* _Directive_: Only the pictures are omitted; repeat all other data exactly.
# # # #
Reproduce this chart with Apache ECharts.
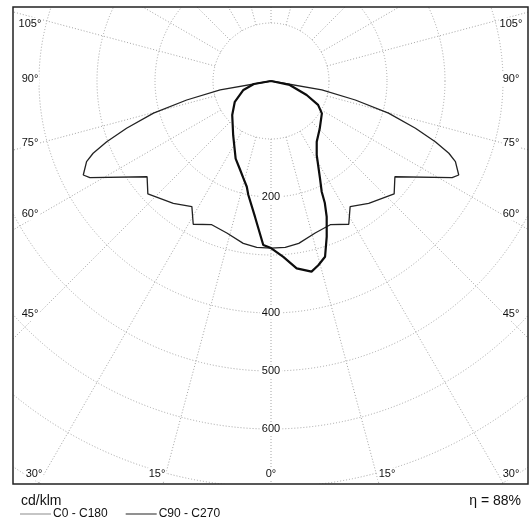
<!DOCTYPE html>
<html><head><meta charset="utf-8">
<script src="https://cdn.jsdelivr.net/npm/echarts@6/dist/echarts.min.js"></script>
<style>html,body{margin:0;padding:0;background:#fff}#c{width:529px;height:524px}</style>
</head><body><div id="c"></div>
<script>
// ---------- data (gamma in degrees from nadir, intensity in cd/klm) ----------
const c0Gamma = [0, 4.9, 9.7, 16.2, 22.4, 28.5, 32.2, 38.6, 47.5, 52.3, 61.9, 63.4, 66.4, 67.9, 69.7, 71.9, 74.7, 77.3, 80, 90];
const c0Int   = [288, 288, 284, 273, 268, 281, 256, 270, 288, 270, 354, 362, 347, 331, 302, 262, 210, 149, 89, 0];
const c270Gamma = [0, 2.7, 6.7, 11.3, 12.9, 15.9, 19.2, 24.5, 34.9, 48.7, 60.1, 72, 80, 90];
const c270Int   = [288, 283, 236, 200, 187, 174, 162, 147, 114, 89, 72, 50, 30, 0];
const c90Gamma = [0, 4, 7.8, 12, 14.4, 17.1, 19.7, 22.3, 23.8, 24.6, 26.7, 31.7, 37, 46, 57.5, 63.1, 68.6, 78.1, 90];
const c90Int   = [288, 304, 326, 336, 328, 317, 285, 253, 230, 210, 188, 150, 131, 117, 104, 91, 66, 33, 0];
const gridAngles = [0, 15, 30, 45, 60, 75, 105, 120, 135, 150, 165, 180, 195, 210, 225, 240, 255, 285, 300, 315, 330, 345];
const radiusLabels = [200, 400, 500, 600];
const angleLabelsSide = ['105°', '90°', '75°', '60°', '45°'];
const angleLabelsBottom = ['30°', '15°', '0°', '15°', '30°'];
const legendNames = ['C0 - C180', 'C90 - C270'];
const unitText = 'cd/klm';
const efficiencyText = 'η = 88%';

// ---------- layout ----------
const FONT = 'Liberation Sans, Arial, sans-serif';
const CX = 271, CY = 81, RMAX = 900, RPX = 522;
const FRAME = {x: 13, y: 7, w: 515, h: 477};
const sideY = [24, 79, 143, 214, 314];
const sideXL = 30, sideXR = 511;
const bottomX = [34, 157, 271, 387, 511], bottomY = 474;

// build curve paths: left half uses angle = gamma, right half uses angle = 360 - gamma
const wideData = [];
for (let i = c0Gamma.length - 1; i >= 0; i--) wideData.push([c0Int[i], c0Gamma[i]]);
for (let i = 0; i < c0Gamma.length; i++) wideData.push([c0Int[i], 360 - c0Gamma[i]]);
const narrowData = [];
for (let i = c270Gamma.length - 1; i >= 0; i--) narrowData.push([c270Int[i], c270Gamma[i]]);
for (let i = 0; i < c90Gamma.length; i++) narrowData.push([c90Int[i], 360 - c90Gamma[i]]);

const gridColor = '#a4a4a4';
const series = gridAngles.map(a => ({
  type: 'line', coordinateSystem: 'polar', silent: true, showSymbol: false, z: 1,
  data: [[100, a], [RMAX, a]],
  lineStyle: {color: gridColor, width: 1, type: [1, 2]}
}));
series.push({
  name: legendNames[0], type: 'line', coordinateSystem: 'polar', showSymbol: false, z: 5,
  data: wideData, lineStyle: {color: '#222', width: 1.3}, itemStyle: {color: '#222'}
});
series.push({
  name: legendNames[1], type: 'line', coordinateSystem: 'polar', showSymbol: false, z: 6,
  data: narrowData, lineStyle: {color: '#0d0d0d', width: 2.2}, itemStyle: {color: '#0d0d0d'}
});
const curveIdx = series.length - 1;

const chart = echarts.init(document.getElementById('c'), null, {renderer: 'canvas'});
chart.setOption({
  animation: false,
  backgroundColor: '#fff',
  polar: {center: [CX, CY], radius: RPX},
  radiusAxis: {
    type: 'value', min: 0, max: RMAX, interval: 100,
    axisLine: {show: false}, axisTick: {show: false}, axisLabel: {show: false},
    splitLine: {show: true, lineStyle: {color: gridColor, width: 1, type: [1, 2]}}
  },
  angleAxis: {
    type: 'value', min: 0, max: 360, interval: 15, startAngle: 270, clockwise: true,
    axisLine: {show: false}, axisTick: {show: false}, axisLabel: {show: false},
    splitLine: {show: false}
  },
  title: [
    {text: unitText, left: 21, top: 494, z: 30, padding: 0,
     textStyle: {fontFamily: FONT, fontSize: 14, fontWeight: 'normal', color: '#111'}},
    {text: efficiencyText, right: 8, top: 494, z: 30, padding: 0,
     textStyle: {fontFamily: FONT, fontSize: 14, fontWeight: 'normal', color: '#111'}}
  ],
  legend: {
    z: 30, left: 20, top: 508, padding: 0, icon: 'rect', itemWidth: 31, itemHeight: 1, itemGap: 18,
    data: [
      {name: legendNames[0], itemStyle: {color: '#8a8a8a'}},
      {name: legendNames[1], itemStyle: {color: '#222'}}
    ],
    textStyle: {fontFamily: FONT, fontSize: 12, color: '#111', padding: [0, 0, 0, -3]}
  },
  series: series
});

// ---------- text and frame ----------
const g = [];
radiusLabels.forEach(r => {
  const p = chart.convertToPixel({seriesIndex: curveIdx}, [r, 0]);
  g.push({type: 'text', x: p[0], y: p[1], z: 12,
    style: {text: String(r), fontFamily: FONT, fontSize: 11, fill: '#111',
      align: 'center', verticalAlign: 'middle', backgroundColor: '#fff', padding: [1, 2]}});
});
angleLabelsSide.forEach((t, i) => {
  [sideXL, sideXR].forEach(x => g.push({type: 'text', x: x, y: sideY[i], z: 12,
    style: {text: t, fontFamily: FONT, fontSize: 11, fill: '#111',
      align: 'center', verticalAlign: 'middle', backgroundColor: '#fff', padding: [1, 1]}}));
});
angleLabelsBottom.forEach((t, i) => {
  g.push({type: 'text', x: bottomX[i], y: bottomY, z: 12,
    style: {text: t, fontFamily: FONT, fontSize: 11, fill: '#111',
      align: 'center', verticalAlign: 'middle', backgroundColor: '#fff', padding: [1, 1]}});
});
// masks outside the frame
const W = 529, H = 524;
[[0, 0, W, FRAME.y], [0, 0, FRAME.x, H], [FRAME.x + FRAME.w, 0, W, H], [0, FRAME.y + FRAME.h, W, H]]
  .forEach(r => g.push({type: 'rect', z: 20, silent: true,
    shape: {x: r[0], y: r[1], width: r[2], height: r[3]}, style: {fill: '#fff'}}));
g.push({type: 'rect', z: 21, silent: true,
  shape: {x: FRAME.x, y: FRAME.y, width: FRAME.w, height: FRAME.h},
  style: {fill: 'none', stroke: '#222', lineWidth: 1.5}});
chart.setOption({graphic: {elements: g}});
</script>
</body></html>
# # # #
* _Finished exercise_:
Reproduce this chart with Apache ECharts.
<!DOCTYPE html>
<html><head><meta charset="utf-8">
<script src="https://cdn.jsdelivr.net/npm/echarts@6/dist/echarts.min.js"></script>
<style>html,body{margin:0;padding:0;background:#fff}#c{width:529px;height:524px}</style>
</head><body><div id="c"></div>
<script>
// ---------- data (gamma in degrees from nadir, intensity in cd/klm) ----------
const c0Gamma = [0, 4.9, 9.7, 16.2, 22.4, 28.5, 32.2, 38.6, 47.5, 52.3, 61.9, 63.4, 66.4, 67.9, 69.7, 71.9, 74.7, 77.3, 80, 90];
const c0Int   = [288, 288, 284, 273, 268, 281, 256, 270, 288, 270, 354, 362, 347, 331, 302, 262, 210, 149, 89, 0];
const c270Gamma = [0, 2.7, 6.7, 11.3, 12.9, 15.9, 19.2, 24.5, 34.9, 48.7, 60.1, 72, 80, 90];
const c270Int   = [288, 283, 236, 200, 187, 174, 162, 147, 114, 89, 72, 50, 30, 0];
const c90Gamma = [0, 4, 7.8, 12, 14.4, 17.1, 19.7, 22.3, 23.8, 24.6, 26.7, 31.7, 37, 46, 57.5, 63.1, 68.6, 78.1, 90];
const c90Int   = [288, 304, 326, 336, 328, 317, 285, 253, 230, 210, 188, 150, 131, 117, 104, 91, 66, 33, 0];
const gridAngles = [0, 15, 30, 45, 60, 75, 105, 120, 135, 150, 165, 180, 195, 210, 225, 240, 255, 285, 300, 315, 330, 345];
const radiusLabels = [200, 400, 500, 600];
const angleLabelsSide = ['105°', '90°', '75°', '60°', '45°'];
const angleLabelsBottom = ['30°', '15°', '0°', '15°', '30°'];
const legendNames = ['C0 - C180', 'C90 - C270'];
const unitText = 'cd/klm';
const efficiencyText = 'η = 88%';

// ---------- layout ----------
const FONT = 'Liberation Sans, Arial, sans-serif';
const CX = 271, CY = 81, RMAX = 900, RPX = 522;
const FRAME = {x: 13, y: 7, w: 515, h: 477};
const sideY = [24, 79, 143, 214, 314];
const sideXL = 30, sideXR = 511;
const bottomX = [34, 157, 271, 387, 511], bottomY = 474;

// build curve paths: left half uses angle = gamma, right half uses angle = 360 - gamma
const wideData = [];
for (let i = c0Gamma.length - 1; i >= 0; i--) wideData.push([c0Int[i], c0Gamma[i]]);
for (let i = 0; i < c0Gamma.length; i++) wideData.push([c0Int[i], 360 - c0Gamma[i]]);
const narrowData = [];
for (let i = c270Gamma.length - 1; i >= 0; i--) narrowData.push([c270Int[i], c270Gamma[i]]);
for (let i = 0; i < c90Gamma.length; i++) narrowData.push([c90Int[i], 360 - c90Gamma[i]]);

const gridColor = '#a4a4a4';
const series = gridAngles.map(a => ({
  type: 'line', coordinateSystem: 'polar', silent: true, showSymbol: false, z: 1,
  data: [[100, a], [RMAX, a]],
  lineStyle: {color: gridColor, width: 1, type: [1, 2]}
}));
series.push({
  name: legendNames[0], type: 'line', coordinateSystem: 'polar', showSymbol: false, z: 5,
  data: wideData, lineStyle: {color: '#222', width: 1.3}, itemStyle: {color: '#222'}
});
series.push({
  name: legendNames[1], type: 'line', coordinateSystem: 'polar', showSymbol: false, z: 6,
  data: narrowData, lineStyle: {color: '#0d0d0d', width: 2.2}, itemStyle: {color: '#0d0d0d'}
});
const curveIdx = series.length - 1;

const chart = echarts.init(document.getElementById('c'), null, {renderer: 'canvas'});
chart.setOption({
  animation: false,
  backgroundColor: '#fff',
  polar: {center: [CX, CY], radius: RPX},
  radiusAxis: {
    type: 'value', min: 0, max: RMAX, interval: 100,
    axisLine: {show: false}, axisTick: {show: false}, axisLabel: {show: false},
    splitLine: {show: true, lineStyle: {color: gridColor, width: 1, type: [1, 2]}}
  },
  angleAxis: {
    type: 'value', min: 0, max: 360, interval: 15, startAngle: 270, clockwise: true,
    axisLine: {show: false}, axisTick: {show: false}, axisLabel: {show: false},
    splitLine: {show: false}
  },
  title: [
    {text: unitText, left: 21, top: 494, z: 30, padding: 0,
     textStyle: {fontFamily: FONT, fontSize: 14, fontWeight: 'normal', color: '#111'}},
    {text: efficiencyText, right: 8, top: 494, z: 30, padding: 0,
     textStyle: {fontFamily: FONT, fontSize: 14, fontWeight: 'normal', color: '#111'}}
  ],
  legend: {
    z: 30, left: 20, top: 508, padding: 0, icon: 'rect', itemWidth: 31, itemHeight: 1, itemGap: 18,
    data: [
      {name: legendNames[0], itemStyle: {color: '#8a8a8a'}},
      {name: legendNames[1], itemStyle: {color: '#222'}}
    ],
    textStyle: {fontFamily: FONT, fontSize: 12, color: '#111', padding: [0, 0, 0, -3]}
  },
  series: series
});

// ---------- text and frame ----------
const g = [];
radiusLabels.forEach(r => {
  const p = chart.convertToPixel({seriesIndex: curveIdx}, [r, 0]);
  g.push({type: 'text', x: p[0], y: p[1], z: 12,
    style: {text: String(r), fontFamily: FONT, fontSize: 11, fill: '#111',
      align: 'center', verticalAlign: 'middle', backgroundColor: '#fff', padding: [1, 2]}});
});
angleLabelsSide.forEach((t, i) => {
  [sideXL, sideXR].forEach(x => g.push({type: 'text', x: x, y: sideY[i], z: 12,
    style: {text: t, fontFamily: FONT, fontSize: 11, fill: '#111',
      align: 'center', verticalAlign: 'middle', backgroundColor: '#fff', padding: [1, 1]}}));
});
angleLabelsBottom.forEach((t, i) => {
  g.push({type: 'text', x: bottomX[i], y: bottomY, z: 12,
    style: {text: t, fontFamily: FONT, fontSize: 11, fill: '#111',
      align: 'center', verticalAlign: 'middle', backgroundColor: '#fff', padding: [1, 1]}});
});
// masks outside the frame
const W = 529, H = 524;
[[0, 0, W, FRAME.y], [0, 0, FRAME.x, H], [FRAME.x + FRAME.w, 0, W, H], [0, FRAME.y + FRAME.h, W, H]]
  .forEach(r => g.push({type: 'rect', z: 20, silent: true,
    shape: {x: r[0], y: r[1], width: r[2], height: r[3]}, style: {fill: '#fff'}}));
g.push({type: 'rect', z: 21, silent: true,
  shape: {x: FRAME.x, y: FRAME.y, width: FRAME.w, height: FRAME.h},
  style: {fill: 'none', stroke: '#222', lineWidth: 1.5}});
chart.setOption({graphic: {elements: g}});
</script>
</body></html>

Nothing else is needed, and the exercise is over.